Real world knowledge gathering and investigative tasks are very complex because the problem-solving context is constantly evolving, and the data may be incomplete, unreliable and/or conflicting. We are developing a mixed-initiative reasoning agent that will assist homeland security analysts to choose from and reason about enormous databases of text, imagery, video and webcast.
A multimodal data analysis is applied to concurrent visual signals, auditory signals, and, when available, closed caption text. The analysis is general and unstructured; it can be applied, for example, to broadcast video in any language. We have applied the analysis to automatically identify and segment news broadcasts. However, the methods can be applied to identify and segment other broadcast types as well.
The integration of intelligent image content analysis and interactive visualization has produced a complete visual analytics tool. Image content analysis is automatically applied to a set of images with unknown content. Concepts within the images can be found from a pre-trained set or added by user selection on a training set of images. Images are then clustered according to their properties and according to the concepts they contain so that like images will be close to one another. This work is led by Jianping Fan and Jing Yang.
The above video analysis produces rich and complex patterns over time. We are developing a variety of analysis techniques to attack this ever-changing stream of topics, allowing the user to quickly get an overview of what is being discussed and then home in on the most relevant stories associated with topics of interest.
Parallel Sets is a powerful technique for the interactive visual analysis of categorical data. In addition to visualizing the existing data, parallel sets allow the user to create new data dimensions by combining existing ones, thus tailoring the data to the analysis process and the user’s model.
Georgia Tech- GVU Visualization Center
We are developing a system that will help analysts browse through large collections of intelligence reports. The system begins by parsing plain text reports and constructing XML nodes with fields for the important report items such as people mentioned, dates, places, and activities.
We are developing computational techniques for recognizing story plots connecting (apparently isolated) events. The goal is to recognize story plots early enough to make useful predictions about future events. Work is currently done on the VAST dataset synthesized by PNNL, which contains news stories about numerous events, including some 120 events pertaining to illegal or unethical activities in a hypothetical community.

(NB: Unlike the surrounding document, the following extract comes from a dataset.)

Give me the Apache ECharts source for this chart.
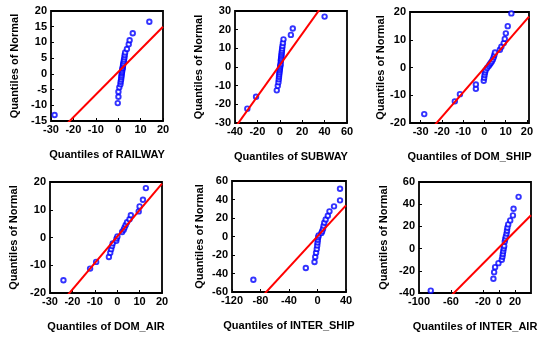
<!DOCTYPE html>
<html>
<head>
<meta charset="utf-8">
<script src="https://cdn.jsdelivr.net/npm/echarts@6/dist/echarts.min.js"></script>
<style>
    html, body { margin: 0; padding: 0; background: #fff; }
    #chart { width: 542px; height: 337px; }
</style>
</head>
<body>
<div id="chart"></div>
<script>
// sample quantiles (x) vs normal quantiles (y)
const railwayX = [-28.4, -0.2, 0.1, 0.1, 0.5, 1.0, 1.1, 1.3, 1.4, 1.5, 1.6, 1.7, 1.8, 1.9, 2.0, 2.1, 2.2, 2.3, 2.5, 2.6, 2.8, 2.9, 3.1, 3.9, 4.7, 5.1, 6.5, 13.9];
const railwayY = [-13.1, -9.3, -7.3, -5.7, -4.3, -3.3, -2.5, -1.8, -1.1, -0.5, 0.1, 0.6, 1.1, 1.6, 1.9, 2.4, 2.9, 3.4, 4.0, 4.6, 5.3, 6.0, 6.8, 7.9, 9.4, 10.7, 12.9, 16.6];
const railwayLineX = [-30, 20];
const railwayLineY = [-21.0, 15.0];

const subwayX = [-29.0, -21.2, -2.7, -1.8, -1.2, -0.9, -0.7, -0.5, -0.3, -0.1, 0.1, 0.3, 0.5, 0.7, 0.9, 1.0, 1.2, 1.4, 1.5, 1.7, 1.9, 2.1, 2.4, 2.8, 3.3, 9.9, 11.6, 40.0];
const subwayY = [-22.3, -15.9, -12.5, -10.1, -8.2, -6.6, -5.2, -4.0, -2.9, -1.9, -0.9, 0.0, 0.8, 1.6, 3.1, 3.9, 4.7, 5.6, 6.6, 7.6, 8.7, 9.9, 11.3, 12.9, 14.8, 17.2, 20.6, 27.0];
const subwayLineX = [-40, 60];
const subwayLineY = [-32.5, 51.3];

const domShipX = [-28.3, -13.9, -11.5, -4.0, -4.0, -0.3, -0.1, 0.1, 0.3, 0.6, 1.3, 2.0, 2.5, 3.0, 3.5, 4.0, 4.4, 4.7, 5.0, 7.3, 8.0, 9.1, 9.6, 10.1, 11.0, 12.7];
const domShipY = [-16.8, -12.2, -9.6, -7.7, -6.1, -4.8, -3.7, -2.7, -1.8, -1.0, -0.2, 0.5, 1.1, 1.6, 2.2, 2.9, 3.7, 4.5, 5.4, 6.4, 7.5, 8.8, 10.3, 12.3, 14.9, 19.5];
const domShipLineX = [-35, 21];
const domShipLineY = [-31.0, 18.3];

const domAirX = [-24.0, -12.1, -9.4, -3.7, -3.1, -2.7, -2.3, -2.0, -0.4, -0.3, 0.1, 2.2, 2.9, 3.3, 3.8, 4.4, 5.5, 6.1, 9.6, 10.0, 11.5, 12.8];
const domAirY = [-15.4, -11.2, -8.8, -7.0, -5.5, -4.2, -3.1, -2.1, -1.2, -0.4, 0.4, 2.0, 2.8, 3.6, 4.5, 5.5, 6.6, 8.0, 9.4, 11.2, 13.6, 17.8];
const domAirLineX = [-30, 20];
const domAirLineY = [-28.3, 19.4];

const interShipX = [-90, -16.4, -4.2, -3.2, -2.0, -1.0, -0.4, 0.1, 0.5, 1.0, 1.6, 5.5, 6.5, 7.8, 8.5, 9.5, 11.5, 14.5, 16.8, 23.2, 31.6, 31.6];
const interShipY = [-46.7, -34.1, -27.6, -22.2, -17.5, -13.4, -9.8, -6.5, -3.5, -0.8, 1.1, 3.9, 5.8, 8.5, 11.5, 14.8, 18.4, 22.5, 27.2, 32.6, 39.1, 51.7];
const interShipLineX = [-120, 40];
const interShipLineY = [-100.2, 33.7];

const interAirX = [-85.3, -7.0, -6.1, -4.9, -0.7, 3.5, 4.3, 4.8, 5.3, 5.9, 6.5, 7.2, 7.8, 8.6, 9.4, 10.0, 10.5, 11.5, 14.0, 17.4, 18.2, 24.5];
const interAirY = [-37.9, -27.2, -21.2, -16.7, -13.1, -10.1, -7.4, -4.8, -2.3, 0.1, 2.4, 6.3, 8.6, 11.0, 13.5, 16.1, 18.8, 21.8, 25.4, 29.9, 35.9, 46.6];
const interAirLineX = [-100, 40];
const interAirLineY = [-71.7, 30.1];

// tick labels
const railwayXTicks = [-30, -20, -10, 0, 10, 20];
const railwayYTicks = [-15, -10, -5, 0, 5, 10, 15, 20];
const subwayXTicks = [-40, -20, 0, 20, 40, 60];
const subwayYTicks = [-30, -20, -10, 0, 10, 20, 30];
const domShipXTicks = [-30, -20, -10, 0, 10, 20];
const domShipYTicks = [-20, -10, 0, 10, 20];
const domAirXTicks = [-30, -20, -10, 0, 10, 20];
const domAirYTicks = [-20, -10, 0, 10, 20];
const interShipXTicks = [-120, -80, -40, 0, 40];
const interShipYTicks = [-60, -40, -20, 0, 20, 40, 60];
const interAirXTicks = [-100, -60, -20, 0, 20];
const interAirYTicks = [-40, -20, 0, 20, 40, 60];

const panels = [
    { name: 'RAILWAY', x: railwayX, y: railwayY, lx: railwayLineX, ly: railwayLineY, xt: railwayXTicks, yt: railwayYTicks,
      xr: [-30, 20], yr: [-15, 20], box: [51, 11, 112, 110], yGap: 31 },
    { name: 'SUBWAY', x: subwayX, y: subwayY, lx: subwayLineX, ly: subwayLineY, xt: subwayXTicks, yt: subwayYTicks,
      xr: [-40, 60], yr: [-30, 30], box: [235, 11, 112, 112], yGap: 31 },
    { name: 'DOM_SHIP', x: domShipX, y: domShipY, lx: domShipLineX, ly: domShipLineY, xt: domShipXTicks, yt: domShipYTicks,
      xr: [-35, 21], yr: [-20, 20], box: [410, 12, 119, 111], yGap: 22 },
    { name: 'DOM_AIR', x: domAirX, y: domAirY, lx: domAirLineX, ly: domAirLineY, xt: domAirXTicks, yt: domAirYTicks,
      xr: [-30, 20], yr: [-20, 20], box: [50, 182, 112, 111], yGap: 31 },
    { name: 'INTER_SHIP', x: interShipX, y: interShipY, lx: interShipLineX, ly: interShipLineY, xt: interShipXTicks, yt: interShipYTicks,
      xr: [-120, 40], yr: [-60, 60], box: [232, 181, 114, 111], yGap: 27 },
    { name: 'INTER_AIR', x: interAirX, y: interAirY, lx: interAirLineX, ly: interAirLineY, xt: interAirXTicks, yt: interAirYTicks,
      xr: [-100, 40], yr: [-40, 60], box: [419, 182, 112, 111], yGap: 30 }
];

const font = { fontFamily: 'Liberation Sans', fontWeight: 'bold', fontSize: 11, color: '#000' };

const grids = [], xAxes = [], yAxes = [], series = [];
panels.forEach((p, i) => {
    grids.push({
        left: p.box[0], top: p.box[1], width: p.box[2], height: p.box[3],
        show: true, borderColor: '#000', borderWidth: 1.8
    });
    xAxes.push({
        gridIndex: i, type: 'value', min: p.xr[0], max: p.xr[1],
        name: 'Quantiles of ' + p.name, nameLocation: 'middle', nameGap: 28,
        nameTextStyle: font,
        axisLine: { show: false, onZero: false },
        axisTick: { inside: true, length: 3, customValues: p.xt, lineStyle: { color: '#000' } },
        axisLabel: Object.assign({ customValues: p.xt, margin: 3 }, font),
        splitLine: { show: false }
    });
    yAxes.push({
        gridIndex: i, type: 'value', min: p.yr[0], max: p.yr[1],
        name: 'Quantiles of Normal', nameLocation: 'middle', nameGap: p.yGap,
        nameTextStyle: font,
        axisLine: { show: false, onZero: false },
        axisTick: { inside: true, length: 3, customValues: p.yt, lineStyle: { color: '#000' } },
        axisLabel: Object.assign({ customValues: p.yt, margin: 4 }, font),
        splitLine: { show: false }
    });
    series.push({
        type: 'line', xAxisIndex: i, yAxisIndex: i,
        data: p.lx.map((v, k) => [v, p.ly[k]]),
        showSymbol: false, clip: true, silent: true,
        lineStyle: { color: '#ff0000', width: 2 }
    });
    series.push({
        type: 'scatter', xAxisIndex: i, yAxisIndex: i,
        data: p.x.map((v, k) => [v, p.y[k]]),
        symbol: 'circle', symbolSize: 4.5, clip: true,
        itemStyle: { color: '#ffffff', borderColor: '#0000ff', borderWidth: 1.9 }
    });
});

const chart = echarts.init(document.getElementById('chart'));
chart.setOption({
    animation: false,
    backgroundColor: '#fff',
    grid: grids,
    xAxis: xAxes,
    yAxis: yAxes,
    series: series
});
window.addEventListener('resize', () => chart.resize());
</script>
</body>
</html>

This work is led by Ashok Goel.
We are developing a Visual Analytics Digital Library (VADL) to support instructors building new visual analytics courses and students and others who simply seek to learn more about the area. The VADL includes articles, course notes, lecture slides, video lectures, homework exercises and other useful items. By accumulating all these materials at one site, we provide a convenient and easy-to-access collection. This project is led by Jim Foley.